With a strong belief in social outreach, members of First United Methodist Church in Portland volunteer at the Oregon Food Bank in Beaverton, Ore.
By Heather Hahn
Oct. 21, 2015 | PORTLAND, Ore. (UMNS)
First United Methodist Church in Portland had a problem, one other churches would envy.
So many families with children were regularly attending that the Rev. Donna M.L. Pritchard began one sermon shortly after Easter with an urgent request for more volunteers to teach Sunday school.
“We have so many kids now we are going to have to split our Sunday school classes,” the church’s senior pastor said after a children’s sermon that packed the front of the church with little ones. The church’s rooms, she added, aren’t big enough for more than 20 youngsters in a single class.
The church, the largest United Methodist congregation in Oregon with about 800 members, is defying its community’s religious trends.
Over the past three years, the church has welcomed an average of 30 new members a year and seen its average worship attendance grow from about 330 to 375. This summer, the church added a second service on Sunday mornings to accommodate its growth and make room for more.

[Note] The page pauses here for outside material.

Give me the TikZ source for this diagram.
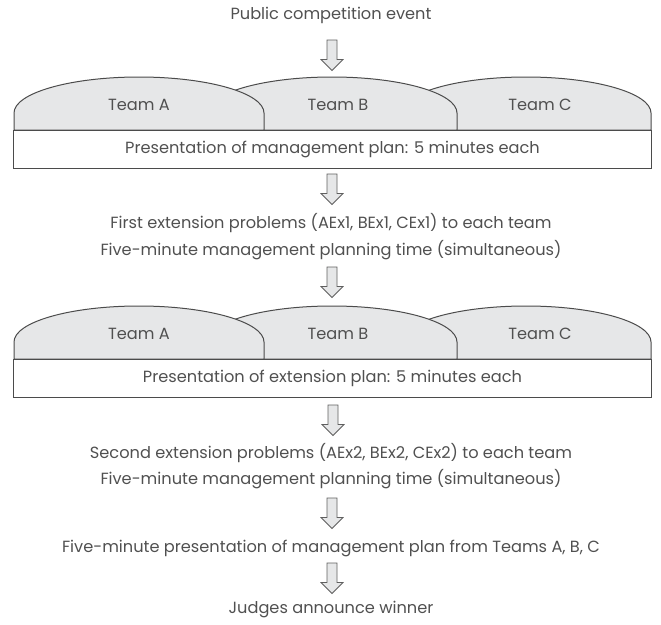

The 167-year-old congregation has succeeded in the U.S. major metro area that a 2015 survey by the Public Religion Research Institute found has the highest percentage of residents with no religious affiliation — some 42 percent of the population. Put another way, Portland is at the leading edge of the “None Zone” — where more people answer “none” when asked their religion than identify with any single faith group.